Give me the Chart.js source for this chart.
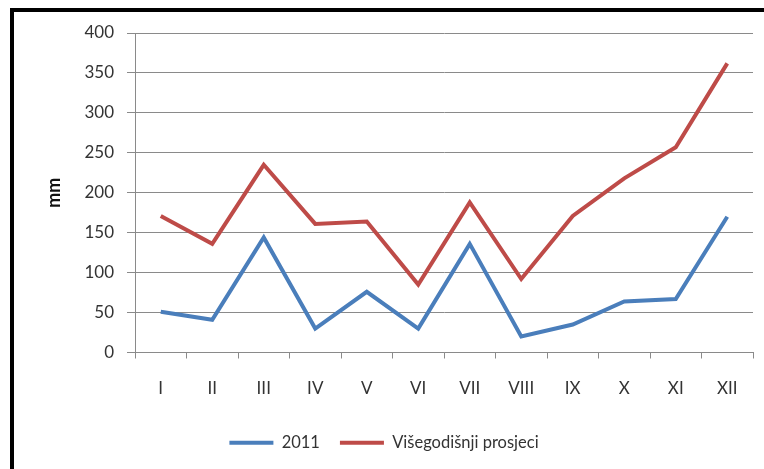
<!DOCTYPE html>
<html>
<head>
<meta charset="utf-8">
<script src="https://cdn.jsdelivr.net/npm/chart.js@4"></script>
<style>
  html, body { margin: 0; padding: 0; background: #fff; overflow: hidden; }
  #wrap { position: relative; width: 764px; height: 469px; }
  #frame { position: absolute; left: 10px; top: 8px; width: 780px; height: 500px; border: 4px solid #000; box-sizing: border-box; pointer-events: none; }
  canvas { position: absolute; left: 0; top: 0; }
</style>
</head>
<body>
<div id="wrap">
  <canvas id="c" width="764" height="469"></canvas>
  <div id="frame"></div>
</div>
<script>
const months = ['I', 'II', 'III', 'IV', 'V', 'VI', 'VII', 'VIII', 'IX', 'X', 'XI', 'XII'];
const series2011 = [51, 41, 144, 30, 76, 30, 136, 20, 35, 64, 67, 170];
const seriesAvg = [171, 136, 235, 161, 164, 85, 188, 92, 171, 218, 257, 362];
const seriesNames = ['2011', 'Višegodišnji prosjeci'];
const yTicks = [0, 50, 100, 150, 200, 250, 300, 350, 400];

const FONT = 'Lato, "Open Sans", sans-serif';
const gridGray = '#8a8a8a';

const legendShift = {
  id: 'legendShift',
  afterLayout(chart) {
    const lg = chart.legend;
    if (lg) { lg.left -= 13; lg.right -= 13; }
  }
};

new Chart(document.getElementById('c'), {
  type: 'line',
  data: {
    labels: months,
    datasets: [
      { label: seriesNames[0], data: series2011, borderColor: '#4a7ebb', backgroundColor: '#4a7ebb', borderWidth: 4, pointRadius: 0, tension: 0 },
      { label: seriesNames[1], data: seriesAvg, borderColor: '#be4b48', backgroundColor: '#be4b48', borderWidth: 4, pointRadius: 0, tension: 0 }
    ]
  },
  plugins: [legendShift],
  options: {
    responsive: false,
    animation: false,
    devicePixelRatio: 1,
    layout: { padding: { left: 41, right: 11, top: 33, bottom: 8 } },
    plugins: {
      tooltip: { enabled: false },
      legend: {
        position: 'bottom',
        labels: {
          usePointStyle: true,
          pointStyle: 'line',
          pointStyleWidth: 44,
          font: { family: FONT, size: 16.5 },
          color: '#333',
          padding: 20
        }
      }
    },
    scales: {
      x: {
        offset: true,
        grid: { display: true, drawOnChartArea: false, drawTicks: true, tickLength: 6, offset: true, color: gridGray },
        border: { color: gridGray },
        ticks: { font: { family: FONT, size: 17 }, color: '#333', padding: 20, maxRotation: 0 },
        afterFit: s => { s.height = 62; }
      },
      y: {
        min: 0, max: 400,
        afterBuildTicks: s => { s.ticks = yTicks.map(v => ({ value: v })); },
        grid: { color: gridGray, tickLength: 8 },
        border: { color: gridGray },
        ticks: { font: { family: FONT, size: 17 }, color: '#333', padding: 13 },
        title: { display: true, text: 'mm', font: { family: FONT, size: 18, weight: 'bold' }, color: '#111', padding: { top: 2, bottom: 0 } },
        afterFit: s => { s.width = 135 - 41; }
      }
    }
  }
});
</script>
</body>
</html>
::::
▶ _Task objective_: Each line of the data should be quoted exactly, with pictures left out.

▶ _Result_:
Give me the Chart.js source for this chart.
<!DOCTYPE html>
<html>
<head>
<meta charset="utf-8">
<script src="https://cdn.jsdelivr.net/npm/chart.js@4"></script>
<style>
  html, body { margin: 0; padding: 0; background: #fff; overflow: hidden; }
  #wrap { position: relative; width: 764px; height: 469px; }
  #frame { position: absolute; left: 10px; top: 8px; width: 780px; height: 500px; border: 4px solid #000; box-sizing: border-box; pointer-events: none; }
  canvas { position: absolute; left: 0; top: 0; }
</style>
</head>
<body>
<div id="wrap">
  <canvas id="c" width="764" height="469"></canvas>
  <div id="frame"></div>
</div>
<script>
const months = ['I', 'II', 'III', 'IV', 'V', 'VI', 'VII', 'VIII', 'IX', 'X', 'XI', 'XII'];
const series2011 = [51, 41, 144, 30, 76, 30, 136, 20, 35, 64, 67, 170];
const seriesAvg = [171, 136, 235, 161, 164, 85, 188, 92, 171, 218, 257, 362];
const seriesNames = ['2011', 'Višegodišnji prosjeci'];
const yTicks = [0, 50, 100, 150, 200, 250, 300, 350, 400];

const FONT = 'Lato, "Open Sans", sans-serif';
const gridGray = '#8a8a8a';

const legendShift = {
  id: 'legendShift',
  afterLayout(chart) {
    const lg = chart.legend;
    if (lg) { lg.left -= 13; lg.right -= 13; }
  }
};

new Chart(document.getElementById('c'), {
  type: 'line',
  data: {
    labels: months,
    datasets: [
      { label: seriesNames[0], data: series2011, borderColor: '#4a7ebb', backgroundColor: '#4a7ebb', borderWidth: 4, pointRadius: 0, tension: 0 },
      { label: seriesNames[1], data: seriesAvg, borderColor: '#be4b48', backgroundColor: '#be4b48', borderWidth: 4, pointRadius: 0, tension: 0 }
    ]
  },
  plugins: [legendShift],
  options: {
    responsive: false,
    animation: false,
    devicePixelRatio: 1,
    layout: { padding: { left: 41, right: 11, top: 33, bottom: 8 } },
    plugins: {
      tooltip: { enabled: false },
      legend: {
        position: 'bottom',
        labels: {
          usePointStyle: true,
          pointStyle: 'line',
          pointStyleWidth: 44,
          font: { family: FONT, size: 16.5 },
          color: '#333',
          padding: 20
        }
      }
    },
    scales: {
      x: {
        offset: true,
        grid: { display: true, drawOnChartArea: false, drawTicks: true, tickLength: 6, offset: true, color: gridGray },
        border: { color: gridGray },
        ticks: { font: { family: FONT, size: 17 }, color: '#333', padding: 20, maxRotation: 0 },
        afterFit: s => { s.height = 62; }
      },
      y: {
        min: 0, max: 400,
        afterBuildTicks: s => { s.ticks = yTicks.map(v => ({ value: v })); },
        grid: { color: gridGray, tickLength: 8 },
        border: { color: gridGray },
        ticks: { font: { family: FONT, size: 17 }, color: '#333', padding: 13 },
        title: { display: true, text: 'mm', font: { family: FONT, size: 18, weight: 'bold' }, color: '#111', padding: { top: 2, bottom: 0 } },
        afterFit: s => { s.width = 135 - 41; }
      }
    }
  }
});
</script>
</body>
</html>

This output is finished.